MR. WHITE WON
Season 3 left us with the murder of poor, ol’ Gale Boetticher by Jesse (Aaron Paul) at Walter’s (Bryan Cranston) bidding. So season 4 started off with an angry Gus (Giancarlo Esposito), mad at Walter for trying to usurp him and teaching that lesson to Walter in a hard way.
The most significant thing about this season was the breakup of our favorite meth lab duo. Jesse was mentally reeling from post-traumatic stress disorder after taking Gale’s life and Walter was just too busy being paranoid to notice.
But Gus and Mike did notice and used that to their advantage. He assigned Walter and Jesse separate tasks to keep them apart from each other and Mike ended up replacing Walter as a father-figure. That was hard to watch.
And it was also hard to watch Walter going down this paranoid spiral. I have to admit to not being a fan of Walter’s this season. He was really losing it. He basically abandons Jesse, when Jesse needs him the most and then goes back to Jesse to try and convince him that Jesse needed to kill Gus.
Walter creates a vial of ricin which Jesse hides in a cigarette. At the most opportune time, Jesse is supposed to administer it to Gus. Jesse gets chances but he’s reluctant to do it. Another death on his hands, at Walter’s orders? Can he handle that? Especially since Gus and Mike are providing him with the mentally stability that he needs.
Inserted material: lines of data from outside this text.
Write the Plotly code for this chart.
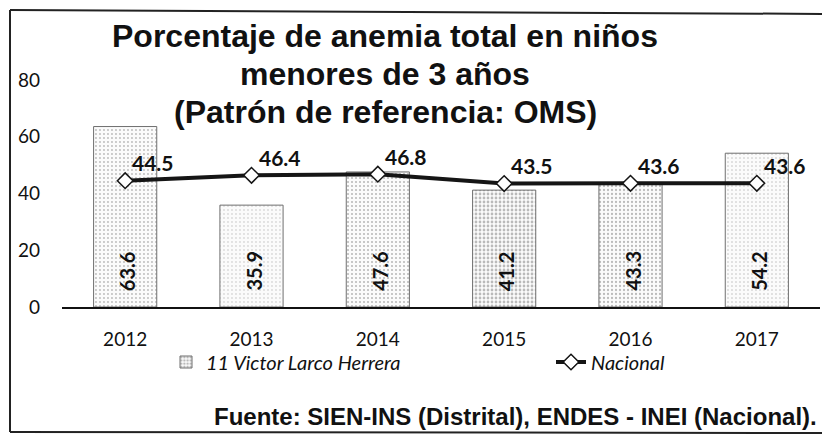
import plotly.graph_objects as go

# datos
years = ["2012", "2013", "2014", "2015", "2016", "2017"]
distrito = [63.6, 35.9, 47.6, 41.2, 43.3, 54.2]
nacional = [44.5, 46.4, 46.8, 43.5, 43.6, 43.6]
y_ticks = [0, 20, 40, 60, 80]

titulo = ["Porcentaje de anemia total en niños", "menores de 3 años", "(Patrón de referencia: OMS)"]
fuente = "Fuente: SIEN-INS (Distrital), ENDES - INEI (Nacional)."
nombre_distrito = "11 Victor Larco Herrera"
nombre_nacional = "Nacional"

W, H = 830, 437
OFF = 8  # margen del body de la pagina
# area de trazado en la captura: x 62-820, y 80-307
L, T = 62 - OFF, 80 - OFF
R, B = W - (820 - OFF), H - (307 - OFF)
CALIBRI = "Lato, Carlito, sans-serif"
ARIAL = "Liberation Sans, Arial, sans-serif"

# densidad del punteado de cada barra (escaneo)
solidez = [0.18, 0.10, 0.22, 0.38, 0.25, 0.12]


def px_x(p):
    return (p - OFF - L) / (W - L - R)


def px_y(p):
    return (H - B - (p - OFF)) / (H - T - B)


fig = go.Figure()
fig.add_trace(go.Bar(
    x=years, y=distrito, name=nombre_distrito, width=0.5, legend="legend",
    marker=dict(
        color="#f7f7f7",
        line=dict(color="#6f6f6f", width=1),
        pattern=dict(shape=".", fgcolor="#7a7a7a", bgcolor="#fbfbfb", size=4, solidity=solidez),
    ),
))
fig.add_trace(go.Scatter(
    x=years, y=nacional, name=nombre_nacional, mode="lines+markers", legend="legend2",
    line=dict(color="#151515", width=4),
    marker=dict(symbol="diamond", size=12, color="white", line=dict(color="#151515", width=1.5)),
))

annotations = []
# etiquetas de las barras (verticales, en la base); x = indice de categoria
for i, v in enumerate(distrito):
    annotations.append(dict(
        x=i, y=0, text=f"<b>{v}</b>", showarrow=False, textangle=-90,
        yanchor="bottom", yshift=14, xshift=2,
        font=dict(family=CALIBRI, size=20, color="#111111"),
    ))
# etiquetas de la serie nacional
for i, v in enumerate(nacional):
    annotations.append(dict(
        x=i, y=v, text=f"<b>{v}</b>", showarrow=False,
        xanchor="center", yanchor="middle", xshift=28, yshift=18,
        font=dict(family=CALIBRI, size=21, color="#111111"),
    ))
# titulo en tres lineas
for texto, py in zip(titulo, [36, 74, 112]):
    annotations.append(dict(
        x=px_x(385), y=px_y(py), xref="paper", yref="paper", text=f"<b>{texto}</b>",
        showarrow=False, xanchor="center", yanchor="middle",
        font=dict(family=ARIAL, size=32, color="#111111"),
    ))
annotations.append(dict(
    x=px_x(819), y=px_y(416), xref="paper", yref="paper", text=f"<b>{fuente}</b>",
    showarrow=False, xanchor="right", yanchor="middle",
    font=dict(family=ARIAL, size=24, color="#111111"),
))

# marco del grafico (izquierda, arriba, abajo)
marco = dict(type="line", xref="paper", yref="paper", line=dict(color="#222222", width=2))
shapes = [
    dict(marco, x0=px_x(10), y0=px_y(10), x1=px_x(10), y1=px_y(432)),
    dict(marco, x0=px_x(10), y0=px_y(10), x1=px_x(840), y1=px_y(14)),
    dict(marco, x0=px_x(10), y0=px_y(432), x1=px_x(840), y1=px_y(433)),
]

leyenda = dict(
    orientation="h", xanchor="left", yanchor="middle", y=px_y(362),
    font=dict(family=CALIBRI, size=20, color="#111111", style="italic"),
    bgcolor="rgba(0,0,0,0)", borderwidth=0,
)

fig.update_layout(
    width=W, height=H,
    margin=dict(l=L, r=R, t=T, b=B, autoexpand=False),
    plot_bgcolor="white", paper_bgcolor="white",
    showlegend=True,
    legend=dict(leyenda, x=px_x(166)),
    legend2=dict(leyenda, x=px_x(551)),
    annotations=annotations,
    shapes=shapes,
)
fig.update_xaxes(
    type="category", showgrid=False, showline=True, linecolor="#111111", linewidth=2,
    ticks="", ticklabelstandoff=14,
    tickfont=dict(family=CALIBRI, size=19, color="#111111"),
)
fig.update_yaxes(
    range=[0, 80], tickvals=y_ticks, showgrid=False, showline=False, zeroline=False,
    ticks="", ticklabelstandoff=21,
    tickfont=dict(family=CALIBRI, size=19, color="#111111"),
)

fig.write_html("out.html")
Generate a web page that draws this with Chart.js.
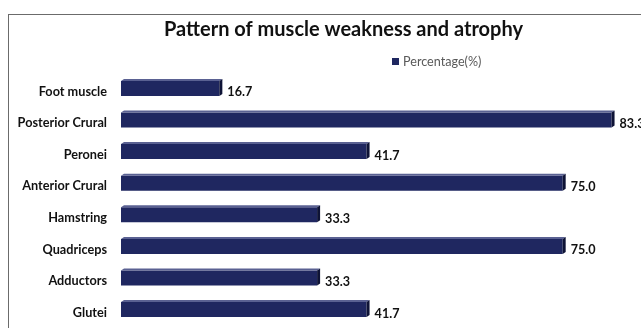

Dean Norris’ portrayal of Walter’s brother-in-law, DEA agent Hank Schroeder, is one of the most realistic portrayals in the show. Having had first hand experience working alongside the DEA, yeah, I can pretty much say that they’re really like that. For 4 seasons, he has constantly been this obstacle for Walter but Walter remains adamant about wanting to protect his family. Last season, when the cartel put a hit out on Hank, he got caught in the crossfire and is currently recuperating. It looked like Hank was out of the game and he wasn’t happy about feeling useless.
Until an old cop buddy comes to him about Gale’s murder case and he sees a connection between Gus and Gale. Hank could never suspect Walter, but he does suspect Gus Fring, upstanding Albuquerque citizen, entrepreneur and friend to the DEA. Hank starts putting the pieces together, even getting Walter to help him out by driving him around. Walter warns Gus but only because he’s afraid for Hank. However Hank’s getting too close to the truth and combined with the fact that Walter is repeatedly defying Gus’ strict orders, Gus fires Walter for insubordination and threatens to kill Walter’s entire family.
Giancarlo Esposito is so good as Gus that when he first appeared on Breaking Bad, I completely did not recognize him. He is so different from any other character he’s played, especially as FBI agent Baer in The Usual Suspects and my favorite, Agent Giardello in Homicide: Life on the Street. He’s so methodical and calculating in Breaking Bad.
And it shows as Gus always seems to have the upper hand. Jesse’s knows enough to cook the meth own and since he’s driven a wedge between the pair, Jesse is on his side. Plus, Gus has other, bigger things to worry about than Walter. The cartel isn’t happy that Gus has cornered in on the meth business in Albuquerque.
The show goes back in time to when Gus had first approached the cartel with his business prowess. He’s got his chicken restaurant which is starting to make a profit throughout Mexico and he wants to launder the drug trade through his business. Win-win, right?
However, the cartel made an enemy in Gus that day by executing his brother. “Hermanos” was my favorite episode this season next to the finale, “Face Off”. It showed us the loss of a brother or brotherhood. In Gus’ case, it was taken by force and in Walter’s case, it was his own doing.
I’ve got to hand it to Gus. Yeah, I guess he had no choice because it’s the cartel but the guy patiently waited for over 20 years to avenge his brother’s death. That’s one scary mofo.
The series is consistently excellent in the way it tells their stories through their lens. I especially love how the camera shows us insignificant items at the start of the episode and it doesn’t hold any particular meaning until you finish watching the episode.
The season finale was definitely a winner in my book. It was exciting, made you rethink who to side with and… for lack of a better word, explosive.
I think the unfortunate thing about this season was Walter’s spiral down. I’m sure (or hoping) my opinion is going to change next season but we’ll have to see. I can root for the anti-hero because I understand Walter’s need to support and protect his family. However, the lengths that Walter goes through, playing mindgames with Jesse, doesn’t make me want to root for him.
And it’s not good for the show to have the audience lose faith in the main character. He’s come a long way from the ‘I’m dying from cancer and need to support my family by making and selling meth’ person we’ve come to know . The show is great as a whole. This season of Breaking Bad compared to their other seasons is just mediocre topping off with a fantastic finale. The 5th season will return next summer and it will be the final season for Breaking Bad. Let’s see if Hank will find out about Walter’s secret life.